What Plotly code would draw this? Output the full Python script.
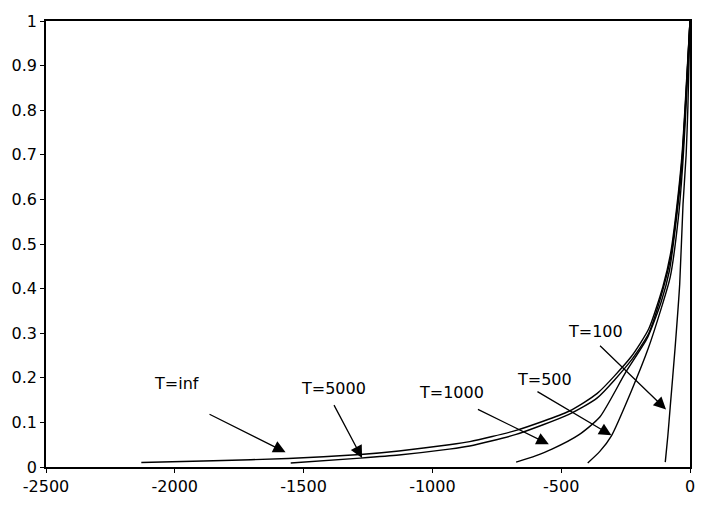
import plotly.graph_objects as go

# ---- data ----
t_inf_x = [-2130, -1850, -1560, -1280, -1130, -935, -855, -675, -470, -360, -230, -160, -105, -75, -50, -31, -19, -9, 0]
t_inf_y = [0.010, 0.014, 0.019, 0.028, 0.036, 0.050, 0.057, 0.082, 0.125, 0.165, 0.246, 0.310, 0.405, 0.480, 0.590, 0.700, 0.810, 0.910, 1.0]

t5000_x = [-1550, -1280, -1130, -935, -855, -675, -470, -360, -230, -160, -105, -75, -50, -31, -19, -9, 0]
t5000_y = [0.009, 0.020, 0.027, 0.040, 0.047, 0.073, 0.118, 0.155, 0.238, 0.300, 0.398, 0.470, 0.580, 0.690, 0.800, 0.905, 1.0]

t1000_x = [-675, -600, -536, -432, -350, -250, -165, -112, -80, -50, -31, -19, -9, 0]
t1000_y = [0.011, 0.025, 0.040, 0.072, 0.112, 0.212, 0.290, 0.370, 0.440, 0.570, 0.680, 0.790, 0.900, 1.0]

t500_x = [-397, -350, -305, -228, -162, -112, -77, -45, -28, -17, -8, 0]
t500_y = [0.009, 0.035, 0.070, 0.170, 0.266, 0.355, 0.425, 0.560, 0.680, 0.790, 0.895, 1.0]

t100_x = [-96, -86, -77, -58, -40, -27, -15, -8, 0]
t100_y = [0.011, 0.070, 0.133, 0.266, 0.410, 0.590, 0.700, 0.810, 1.0]

labels = ["T=inf", "T=5000", "T=1000", "T=500", "T=100"]
label_x = [-1995, -1385, -926, -563, -367]
label_y = [0.188, 0.175, 0.166, 0.197, 0.304]
arrow_tail_x = [-1871, -1385, -829, -598, -355]
arrow_tail_y = [0.120, 0.142, 0.131, 0.171, 0.275]
arrow_tip_x = [-1570, -1273, -548, -305, -93]
arrow_tip_y = [0.033, 0.020, 0.051, 0.071, 0.129]

x_tickvals = [-2500, -2000, -1500, -1000, -500, 0]
x_ticktext = ["-2500", "-2000", "-1500", "-1000", "-500", "0"]

FONT = "DejaVu Sans"

fig = go.Figure()
for xs, ys in [(t_inf_x, t_inf_y), (t5000_x, t5000_y), (t1000_x, t1000_y),
               (t500_x, t500_y), (t100_x, t100_y)]:
    fig.add_trace(go.Scatter(x=xs, y=ys, mode="lines",
                             line=dict(color="black", width=1.4, shape="spline", smoothing=0.6),
                             showlegend=False, hoverinfo="skip"))

for lab, lx, ly in zip(labels, label_x, label_y):
    fig.add_annotation(x=lx, y=ly, xref="x", yref="y", text=lab, showarrow=False,
                       font=dict(family=FONT, size=16, color="black"))

for tx, ty, hx, hy in zip(arrow_tail_x, arrow_tail_y, arrow_tip_x, arrow_tip_y):
    fig.add_annotation(x=hx, y=hy, ax=tx, ay=ty, xref="x", yref="y", axref="x", ayref="y",
                       text="", showarrow=True, arrowhead=2, arrowsize=1.9, arrowwidth=1.3,
                       arrowcolor="black", standoff=0, startstandoff=0)

fig.update_layout(
    width=707, height=508,
    margin=dict(l=44, r=15, t=15, b=41),
    paper_bgcolor="white", plot_bgcolor="white",
    font=dict(family=FONT, size=16, color="black"),
    showlegend=False,
)
fig.update_xaxes(range=[-2500, 0], tickvals=x_tickvals, ticktext=x_ticktext,
                 showgrid=False, zeroline=False, showline=True, linecolor="black",
                 linewidth=1.5, mirror=True, ticks="outside", ticklen=4, tickcolor="black",
                 tickfont=dict(family=FONT, size=16))
fig.update_yaxes(range=[0, 1], dtick=0.1, tick0=0,
                 showgrid=False, zeroline=False, showline=True, linecolor="black",
                 linewidth=1.5, mirror=True, ticks="outside", ticklen=4, tickcolor="black",
                 tickfont=dict(family=FONT, size=16))

fig.write_html("out.html", config={"displayModeBar": False},
               post_script="document.body.style.margin='0';")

★ ★ ★ ★ ★

__Goal__.
Exactly as they appear, print the lines of the listing above from its first line through the line that contains "0.800, 0.905, 1.0]", minus the pictures.

__Expected output__.
What Plotly code would draw this? Output the full Python script.
import plotly.graph_objects as go

# ---- data ----
t_inf_x = [-2130, -1850, -1560, -1280, -1130, -935, -855, -675, -470, -360, -230, -160, -105, -75, -50, -31, -19, -9, 0]
t_inf_y = [0.010, 0.014, 0.019, 0.028, 0.036, 0.050, 0.057, 0.082, 0.125, 0.165, 0.246, 0.310, 0.405, 0.480, 0.590, 0.700, 0.810, 0.910, 1.0]

t5000_x = [-1550, -1280, -1130, -935, -855, -675, -470, -360, -230, -160, -105, -75, -50, -31, -19, -9, 0]
t5000_y = [0.009, 0.020, 0.027, 0.040, 0.047, 0.073, 0.118, 0.155, 0.238, 0.300, 0.398, 0.470, 0.580, 0.690, 0.800, 0.905, 1.0]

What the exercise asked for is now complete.